| Work to do |
Write out each line exactly as given. Leave the pictures out of your copy.

:::::

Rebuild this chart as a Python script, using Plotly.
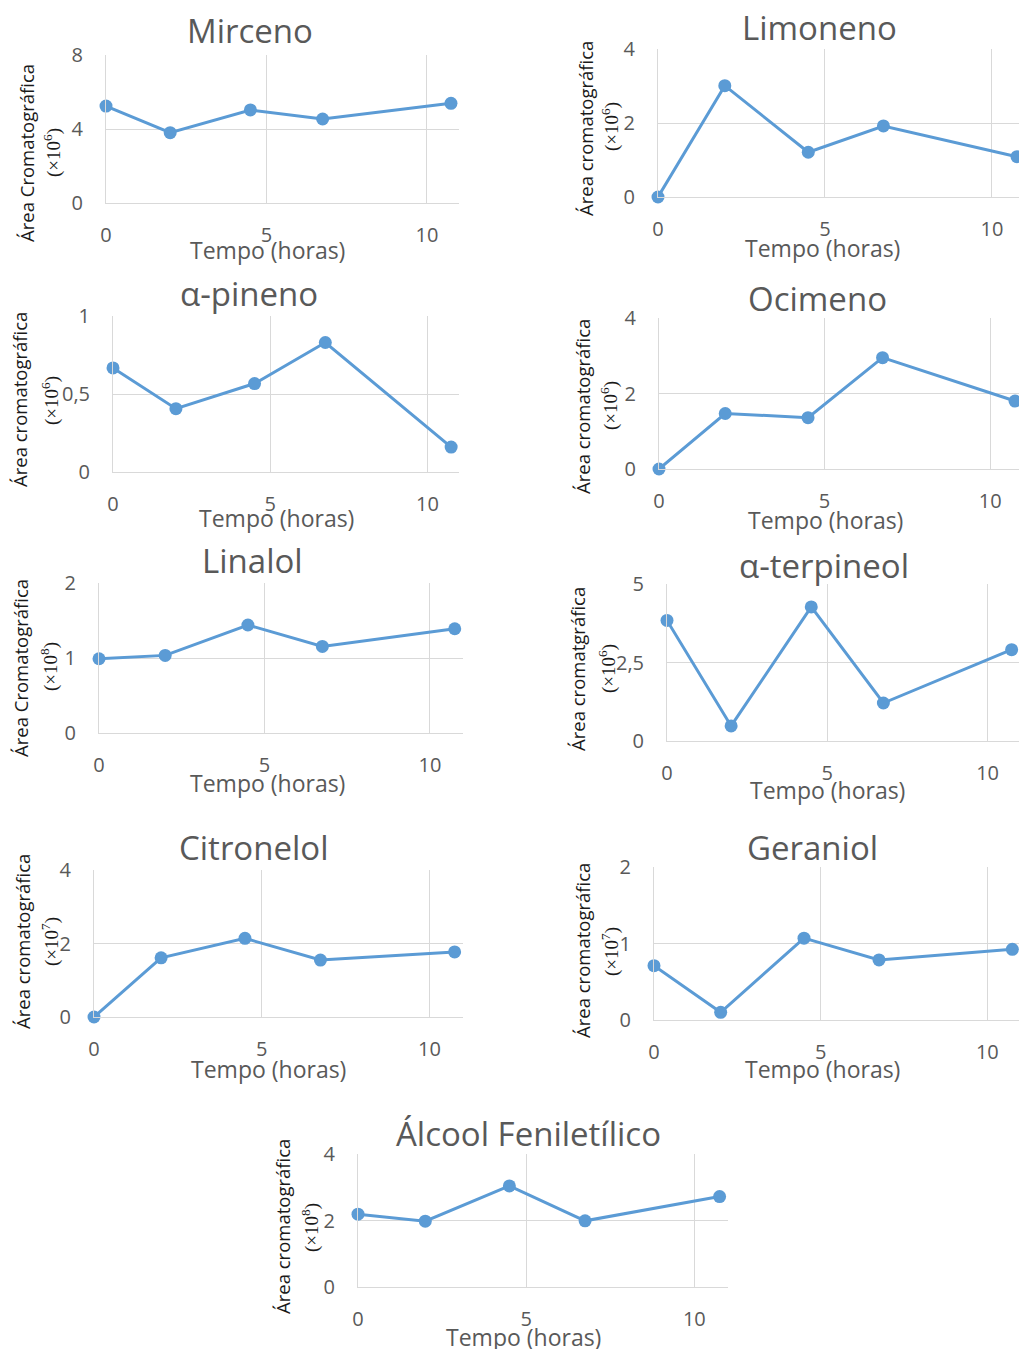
import plotly.graph_objects as go

W, H = 1019, 1349

# Tempo de amostragem (horas)
tempo = [0, 2, 4.5, 6.75, 10.75]

# Áreas cromatográficas de cada composto
mirceno = [5.24, 3.80, 5.03, 4.54, 5.39]
limoneno = [0.0, 3.01, 1.21, 1.92, 1.09]
alfa_pineno = [0.667, 0.406, 0.567, 0.83, 0.16]
ocimeno = [0.0, 1.47, 1.36, 2.95, 1.80]
linalol = [0.99, 1.035, 1.44, 1.155, 1.39]
alfa_terpineol = [3.84, 0.48, 4.27, 1.21, 2.91]
citronelol = [0.0, 1.61, 2.14, 1.55, 1.77]
geraniol = [0.71, 0.10, 1.07, 0.785, 0.924]
alcool_feniletilico = [2.19, 1.98, 3.04, 1.99, 2.72]

series = [mirceno, limoneno, alfa_pineno, ocimeno, linalol,
          alfa_terpineol, citronelol, geraniol, alcool_feniletilico]

titulos = ["Mirceno", "Limoneno", "α-pineno", "Ocimeno", "Linalol",
           "α-terpineol", "Citronelol", "Geraniol", "Álcool Feniletílico"]

rotulos_y = ["Área Cromatográfica", "Área cromatográfica", "Área cromatográfica",
             "Área cromatográfica", "Área Cromatográfica", "Área cromatgráfica",
             "Área cromatográfica", "Área cromatográfica", "Área cromatográfica"]

expoentes = [6, 6, 6, 6, 8, 6, 7, 7, 8]

ticks_y = [[0, 4, 8], [0, 2, 4], [0, 0.5, 1], [0, 2, 4], [0, 1, 2],
           [0, 2.5, 5], [0, 2, 4], [0, 1, 2], [0, 2, 4]]
textos_ticks_y = [["0", "4", "8"], ["0", "2", "4"], ["0", "0,5", "1"],
                  ["0", "2", "4"], ["0", "1", "2"], ["0", "2,5", "5"],
                  ["0", "2", "4"], ["0", "1", "2"], ["0", "2", "4"]]

ticks_x = [0, 5, 10]
rotulo_x = "Tempo (horas)"

# Caixa de cada painel em pixels: esquerda, direita, topo, base, máximo do eixo x
caixas = [
    (106, 459, 55, 203, 11.0),
    (658, 1019, 49, 197, 10.81),
    (113, 459, 316, 472, 11.0),
    (659, 1019, 318, 469, 10.87),
    (99, 463, 583, 733, 11.0),
    (667, 1019, 584, 741, 10.98),
    (94, 463, 870, 1017, 11.0),
    (654, 1019, 867, 1020, 10.95),
    (358, 728, 1154, 1287, 11.0),
]

# Posições (px) dos textos: título, título do eixo x, duas linhas do título do eixo y
pos_titulo = [(250, 30), (819, 27), (249, 294), (817, 298), (252, 560),
              (824, 565), (254, 847), (812, 847), (528, 1133)]
pos_rotulo_x = [(267, 250), (822, 248), (276, 518), (825, 520), (267, 783),
                (827, 790), (268, 1069), (822, 1069), (523, 1337)]
pos_y1 = [(26, 153), (585, 129), (19, 400), (582, 407), (20, 668),
          (577, 669), (22, 942), (582, 951), (282, 1227)]
pos_y2 = [(52, 153), (610, 127), (51, 401), (610, 406), (49, 667),
          (607, 669), (50, 942), (610, 952), (310, 1228)]

AZUL = "#5B9BD5"
CINZA = "#595959"
GRADE = "#D9D9D9"
FONTE = "Open Sans"


def px(x, y):
    return x / W, 1 - y / H


fig = go.Figure()
layout = dict(
    width=W, height=H,
    margin=dict(l=0, r=0, t=0, b=0, pad=0, autoexpand=False),
    paper_bgcolor="white", plot_bgcolor="white",
    showlegend=False,
    font=dict(family=FONTE, color=CINZA),
)
anotacoes = []

for i, (valores, caixa) in enumerate(zip(series, caixas)):
    n = i + 1
    sx = "" if n == 1 else str(n)
    esq, dir_, topo, base, xmax = caixa
    fig.add_trace(go.Scatter(
        x=tempo, y=valores, mode="lines+markers",
        line=dict(color=AZUL, width=3),
        marker=dict(color=AZUL, size=13),
        cliponaxis=False,
        xaxis="x" + sx, yaxis="y" + sx,
    ))
    layout["xaxis" + sx] = dict(
        domain=[esq / W, min(dir_ / W, 1.0)],
        anchor="y" + sx,
        range=[0, xmax],
        tickvals=ticks_x, ticktext=[str(t) for t in ticks_x],
        showgrid=True, gridcolor=GRADE, gridwidth=1,
        showline=True, linecolor=GRADE, linewidth=1,
        zeroline=False, ticks="", automargin=False,
        tickfont=dict(family=FONTE, size=20, color=CINZA),
        ticklabelstandoff=14,
    )
    layout["yaxis" + sx] = dict(
        domain=[1 - base / H, 1 - topo / H],
        anchor="x" + sx,
        range=[0, ticks_y[i][-1]],
        tickvals=ticks_y[i], ticktext=textos_ticks_y[i],
        showgrid=True, gridcolor=GRADE, gridwidth=1,
        showline=True, linecolor=GRADE, linewidth=1,
        zeroline=False, ticks="", automargin=False,
        tickfont=dict(family=FONTE, size=20, color=CINZA),
        ticklabelstandoff=18,
    )

    tx, ty = px(*pos_titulo[i])
    anotacoes.append(dict(
        text=titulos[i], x=tx, y=ty, xref="paper", yref="paper",
        xanchor="center", yanchor="middle", showarrow=False,
        font=dict(family=FONTE, size=33, color=CINZA),
    ))
    rx, ry = px(*pos_rotulo_x[i])
    anotacoes.append(dict(
        text=rotulo_x, x=rx, y=ry, xref="paper", yref="paper",
        xanchor="center", yanchor="middle", showarrow=False,
        font=dict(family=FONTE, size=23, color=CINZA),
    ))
    y1x, y1y = px(*pos_y1[i])
    anotacoes.append(dict(
        text=rotulos_y[i], x=y1x, y=y1y, xref="paper", yref="paper",
        xanchor="center", yanchor="middle", showarrow=False, textangle=-90,
        font=dict(family=FONTE, size=18.5, color="#1a1a1a"),
    ))
    y2x, y2y = px(*pos_y2[i])
    anotacoes.append(dict(
        text="(×10<sup>%d</sup>)" % expoentes[i], x=y2x, y=y2y,
        xref="paper", yref="paper",
        xanchor="center", yanchor="middle", showarrow=False, textangle=-90,
        font=dict(family="Liberation Serif", size=19, color="#1a1a1a"),
    ))

layout["annotations"] = anotacoes
fig.update_layout(**layout)
fig.write_html("out.html")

:::::

| Finished task |
Rebuild this chart as a Python script, using Plotly.
import plotly.graph_objects as go

W, H = 1019, 1349

# Tempo de amostragem (horas)
tempo = [0, 2, 4.5, 6.75, 10.75]

# Áreas cromatográficas de cada composto
mirceno = [5.24, 3.80, 5.03, 4.54, 5.39]
limoneno = [0.0, 3.01, 1.21, 1.92, 1.09]
alfa_pineno = [0.667, 0.406, 0.567, 0.83, 0.16]
ocimeno = [0.0, 1.47, 1.36, 2.95, 1.80]
linalol = [0.99, 1.035, 1.44, 1.155, 1.39]
alfa_terpineol = [3.84, 0.48, 4.27, 1.21, 2.91]
citronelol = [0.0, 1.61, 2.14, 1.55, 1.77]
geraniol = [0.71, 0.10, 1.07, 0.785, 0.924]
alcool_feniletilico = [2.19, 1.98, 3.04, 1.99, 2.72]

series = [mirceno, limoneno, alfa_pineno, ocimeno, linalol,
          alfa_terpineol, citronelol, geraniol, alcool_feniletilico]

titulos = ["Mirceno", "Limoneno", "α-pineno", "Ocimeno", "Linalol",
           "α-terpineol", "Citronelol", "Geraniol", "Álcool Feniletílico"]

rotulos_y = ["Área Cromatográfica", "Área cromatográfica", "Área cromatográfica",
             "Área cromatográfica", "Área Cromatográfica", "Área cromatgráfica",
             "Área cromatográfica", "Área cromatográfica", "Área cromatográfica"]

expoentes = [6, 6, 6, 6, 8, 6, 7, 7, 8]

ticks_y = [[0, 4, 8], [0, 2, 4], [0, 0.5, 1], [0, 2, 4], [0, 1, 2],
           [0, 2.5, 5], [0, 2, 4], [0, 1, 2], [0, 2, 4]]
textos_ticks_y = [["0", "4", "8"], ["0", "2", "4"], ["0", "0,5", "1"],
                  ["0", "2", "4"], ["0", "1", "2"], ["0", "2,5", "5"],
                  ["0", "2", "4"], ["0", "1", "2"], ["0", "2", "4"]]

ticks_x = [0, 5, 10]
rotulo_x = "Tempo (horas)"

# Caixa de cada painel em pixels: esquerda, direita, topo, base, máximo do eixo x
caixas = [
    (106, 459, 55, 203, 11.0),
    (658, 1019, 49, 197, 10.81),
    (113, 459, 316, 472, 11.0),
    (659, 1019, 318, 469, 10.87),
    (99, 463, 583, 733, 11.0),
    (667, 1019, 584, 741, 10.98),
    (94, 463, 870, 1017, 11.0),
    (654, 1019, 867, 1020, 10.95),
    (358, 728, 1154, 1287, 11.0),
]

# Posições (px) dos textos: título, título do eixo x, duas linhas do título do eixo y
pos_titulo = [(250, 30), (819, 27), (249, 294), (817, 298), (252, 560),
              (824, 565), (254, 847), (812, 847), (528, 1133)]
pos_rotulo_x = [(267, 250), (822, 248), (276, 518), (825, 520), (267, 783),
                (827, 790), (268, 1069), (822, 1069), (523, 1337)]
pos_y1 = [(26, 153), (585, 129), (19, 400), (582, 407), (20, 668),
          (577, 669), (22, 942), (582, 951), (282, 1227)]
pos_y2 = [(52, 153), (610, 127), (51, 401), (610, 406), (49, 667),
          (607, 669), (50, 942), (610, 952), (310, 1228)]

AZUL = "#5B9BD5"
CINZA = "#595959"
GRADE = "#D9D9D9"
FONTE = "Open Sans"


def px(x, y):
    return x / W, 1 - y / H


fig = go.Figure()
layout = dict(
    width=W, height=H,
    margin=dict(l=0, r=0, t=0, b=0, pad=0, autoexpand=False),
    paper_bgcolor="white", plot_bgcolor="white",
    showlegend=False,
    font=dict(family=FONTE, color=CINZA),
)
anotacoes = []

for i, (valores, caixa) in enumerate(zip(series, caixas)):
    n = i + 1
    sx = "" if n == 1 else str(n)
    esq, dir_, topo, base, xmax = caixa
    fig.add_trace(go.Scatter(
        x=tempo, y=valores, mode="lines+markers",
        line=dict(color=AZUL, width=3),
        marker=dict(color=AZUL, size=13),
        cliponaxis=False,
        xaxis="x" + sx, yaxis="y" + sx,
    ))
    layout["xaxis" + sx] = dict(
        domain=[esq / W, min(dir_ / W, 1.0)],
        anchor="y" + sx,
        range=[0, xmax],
        tickvals=ticks_x, ticktext=[str(t) for t in ticks_x],
        showgrid=True, gridcolor=GRADE, gridwidth=1,
        showline=True, linecolor=GRADE, linewidth=1,
        zeroline=False, ticks="", automargin=False,
        tickfont=dict(family=FONTE, size=20, color=CINZA),
        ticklabelstandoff=14,
    )
    layout["yaxis" + sx] = dict(
        domain=[1 - base / H, 1 - topo / H],
        anchor="x" + sx,
        range=[0, ticks_y[i][-1]],
        tickvals=ticks_y[i], ticktext=textos_ticks_y[i],
        showgrid=True, gridcolor=GRADE, gridwidth=1,
        showline=True, linecolor=GRADE, linewidth=1,
        zeroline=False, ticks="", automargin=False,
        tickfont=dict(family=FONTE, size=20, color=CINZA),
        ticklabelstandoff=18,
    )

    tx, ty = px(*pos_titulo[i])
    anotacoes.append(dict(
        text=titulos[i], x=tx, y=ty, xref="paper", yref="paper",
        xanchor="center", yanchor="middle", showarrow=False,
        font=dict(family=FONTE, size=33, color=CINZA),
    ))
    rx, ry = px(*pos_rotulo_x[i])
    anotacoes.append(dict(
        text=rotulo_x, x=rx, y=ry, xref="paper", yref="paper",
        xanchor="center", yanchor="middle", showarrow=False,
        font=dict(family=FONTE, size=23, color=CINZA),
    ))
    y1x, y1y = px(*pos_y1[i])
    anotacoes.append(dict(
        text=rotulos_y[i], x=y1x, y=y1y, xref="paper", yref="paper",
        xanchor="center", yanchor="middle", showarrow=False, textangle=-90,
        font=dict(family=FONTE, size=18.5, color="#1a1a1a"),
    ))
    y2x, y2y = px(*pos_y2[i])
    anotacoes.append(dict(
        text="(×10<sup>%d</sup>)" % expoentes[i], x=y2x, y=y2y,
        xref="paper", yref="paper",
        xanchor="center", yanchor="middle", showarrow=False, textangle=-90,
        font=dict(family="Liberation Serif", size=19, color="#1a1a1a"),
    ))

layout["annotations"] = anotacoes
fig.update_layout(**layout)
fig.write_html("out.html")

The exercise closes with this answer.